Ensuite parce que Noël Mitrani – qui a quitté le Canada à l'âge de 5 ans – est venu s'installer au Québec en 2005. L'année même où j'immigrais en famille à Montréal. Le temps de trouver un appartement et de laisser notre container de déménagement traverser l'Atlantique en bateau, nous avions emménagé dans un meublé. L'adresse : terrasse Guindon. C'est dans cette même rue à trente mètres de là qu'habite le personnage de Jean-Marc, qui trimballe ses angoisses existentielles dans le parc Baldwin, juste en face. Un parc que j'ai moi-même arpenté en long en large et en travers durant six semaines d'hiver, en me posant des questions sur le passé et l'avenir de ma famille.

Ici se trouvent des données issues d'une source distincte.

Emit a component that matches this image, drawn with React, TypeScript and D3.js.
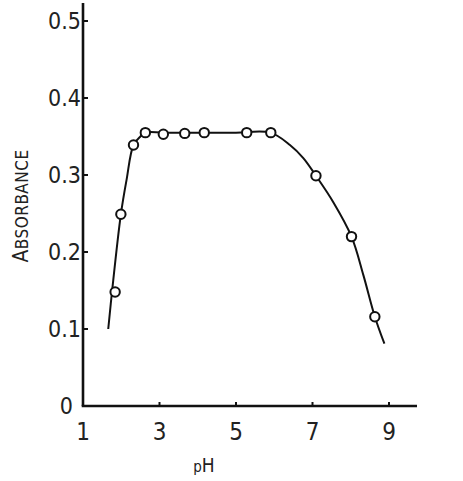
import React from "react";
import * as d3 from "d3";

// Measured points (pH, absorbance)
const pointPH = [1.84, 1.99, 2.32, 2.63, 3.1, 3.66, 4.17, 5.28, 5.91, 7.09, 8.02, 8.63];
const pointAbs = [0.148, 0.249, 0.339, 0.355, 0.353, 0.354, 0.355, 0.355, 0.355, 0.299, 0.22, 0.116];

// Hand-drawn fitted curve
const curvePH = [1.66, 1.76, 1.99, 2.14, 2.32, 2.5, 2.63, 3.1, 4, 5, 5.9, 6.41, 6.76, 7.09, 7.54, 8.02, 8.33, 8.63, 8.88];
const curveAbs = [0.1, 0.149, 0.249, 0.294, 0.339, 0.35, 0.355, 0.355, 0.355, 0.355, 0.355, 0.339, 0.322, 0.299, 0.265, 0.22, 0.17, 0.116, 0.081];

const xTicks = [1, 3, 5, 7, 9];
const xTickLabels = ["1", "3", "5", "7", "9"];
const yTicks = [0, 0.1, 0.2, 0.3, 0.4, 0.5];
const yTickLabels = ["0", "0.1", "0.2", "0.3", "0.4", "0.5"];

const FONT = "'DejaVu Sans Condensed', 'DejaVu Sans', sans-serif";

export default function App() {
  const x = d3.scaleLinear().domain([1, 9]).range([83, 389]);
  const y = d3.scaleLinear().domain([0, 0.5]).range([406, 21]);

  const curveData = curvePH.map((p, i) => [p, curveAbs[i]] as [number, number]);
  const line = d3
    .line<[number, number]>()
    .x((d) => x(d[0]))
    .y((d) => y(d[1]))
    .curve(d3.curveCatmullRom.alpha(0.5));

  const x0 = x(1);
  const y0 = y(0);

  return (
    <svg
      width={463}
      height={481}
      style={{ position: "absolute", left: 0, top: 0, background: "#fff" }}
    >
      <rect x={0} y={0} width={463} height={481} fill="#fff" />
      {/* axes */}
      <line x1={x0} y1={y0} x2={x0} y2={3} stroke="#111" strokeWidth={2.6} />
      <line x1={x0 - 1.3} y1={y0} x2={417} y2={y0} stroke="#111" strokeWidth={2.6} />

      {/* y ticks */}
      {yTicks.map((t, i) => (
        <g key={"y" + i}>
          {t > 0 && (
            <line x1={x0} x2={x0 + 5} y1={y(t)} y2={y(t)} stroke="#111" strokeWidth={2} />
          )}
          <text
            x={t === 0 ? 73 : 81}
            y={y(t) + 8}
            textAnchor="end"
            fontFamily={FONT}
            fontSize={23}
            fill="#222"
          >
            {yTickLabels[i]}
          </text>
        </g>
      ))}

      {/* x ticks */}
      {xTicks.map((t, i) => (
        <g key={"x" + i}>
          {i > 0 && (
            <line x1={x(t)} x2={x(t)} y1={y0} y2={y0 - 4} stroke="#111" strokeWidth={2} />
          )}
          <text
            x={x(t)}
            y={440}
            textAnchor="middle"
            fontFamily={FONT}
            fontSize={24}
            fill="#222"
          >
            {xTickLabels[i]}
          </text>
        </g>
      ))}

      {/* axis titles */}
      <text x={204} y={472} textAnchor="middle" fontFamily={FONT} fontSize={19} fill="#222">
        <tspan fontSize={15}>p</tspan>H
      </text>
      <text
        transform="translate(28,206) rotate(-90)"
        textAnchor="middle"
        fontFamily={FONT}
        fontSize={17}
        fill="#222"
        letterSpacing={0.5}
      >
        <tspan fontSize={21}>A</tspan>BSORBANCE
      </text>

      {/* curve */}
      <path d={line(curveData) || ""} fill="none" stroke="#111" strokeWidth={2} />

      {/* points */}
      {pointPH.map((p, i) => (
        <circle
          key={"p" + i}
          cx={x(p)}
          cy={y(pointAbs[i])}
          r={4.7}
          fill="#fff"
          stroke="#111"
          strokeWidth={2}
        />
      ))}
    </svg>
  );
}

Lorsque nous quittâmes ledit meublé, le 1er février 2006 (premier jour de tournage du film…), c'était pour intégrer un appartement à cinquante mètres de chez le réalisateur – que je croise d'ailleurs à l'occasion, ses enfants fréquentant la même école que les miens.

De fait, le film traverse des décors que je ne connais que trop bien : le quartier de l'Hôtel de ville, Le Vieux-Port, les ruelles et les appartements du Plateau Mont-Royal,… Noël Mitrani capte les images d'une ville qu'il découvre. Et c'est très exactement le Montréal que je connais.

Et il y filme un Français qui a perdu ses illusions en France, s'exile à Montréal pour finalement y trouver un nouveau sens à sa vie. Oui, décidément, Sur les traces d'Igor Rizzi me parle…

Voilà donc un film d'auteur sensible, intelligent, pourvu d'une vraie grâce cinématographique mais qui ne se prend pas au sérieux.